Written by Keith Zakheim |

What is the role of an independent media in a functional democracy?  As former President George W. Bush put it this week, “We need an independent media to hold people like me to account.” Not so long ago it was taken for granted that freedom of the press was indispensable to a truly free society. Accountability, so important as a check to unfettered power, draws from a number of institutional checks and balances. Vigilant levers of government can stymie legislation by executive fiat, while voters have the final say on whether their elected representatives will remain in office.

 

The media, despite the its many warts and indiscretions, has a similar role in checking the power of the state. The fourth estate is both a resource for the voting public and its protector, standing sentinel against corruption, abuse of power and the murky insider workings of the smoke-filled rooms.

 

Critics rightly contend that the media is not objective in some of its reporting, but that is more a feature of the human condition than it is a conspiracy.

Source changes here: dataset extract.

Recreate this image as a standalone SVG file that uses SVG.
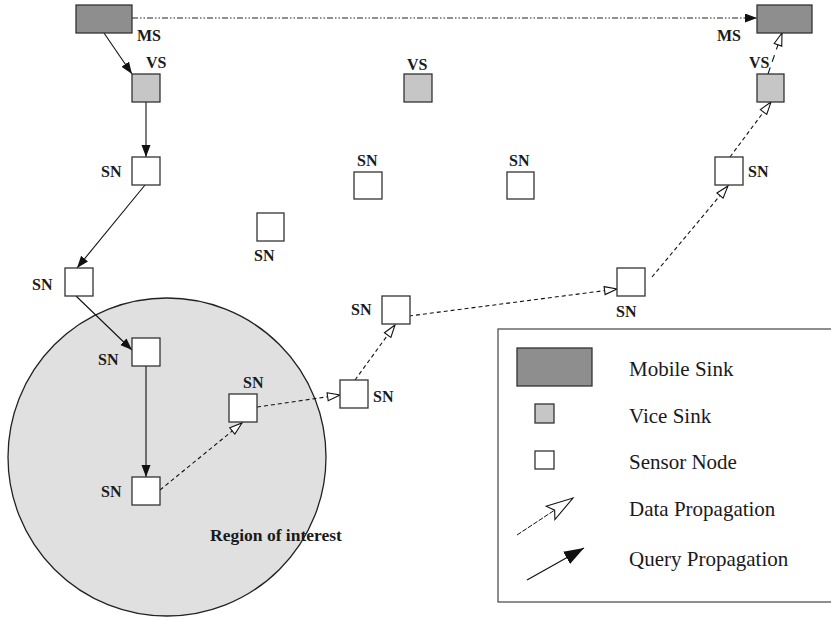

It is not a coincidence that the first institution to suffer in a totalitarian regime is a free press, and since our country’s founding, the first amendment has codified the centrality of the institution to human freedom and dignity.

 

The media is not always fair and balanced, and when it is blatantly biased it deserves criticism. But criticism is different from condemnation, and critique of a specific journalistic work does not necessitate the deligimitization of an honorable profession.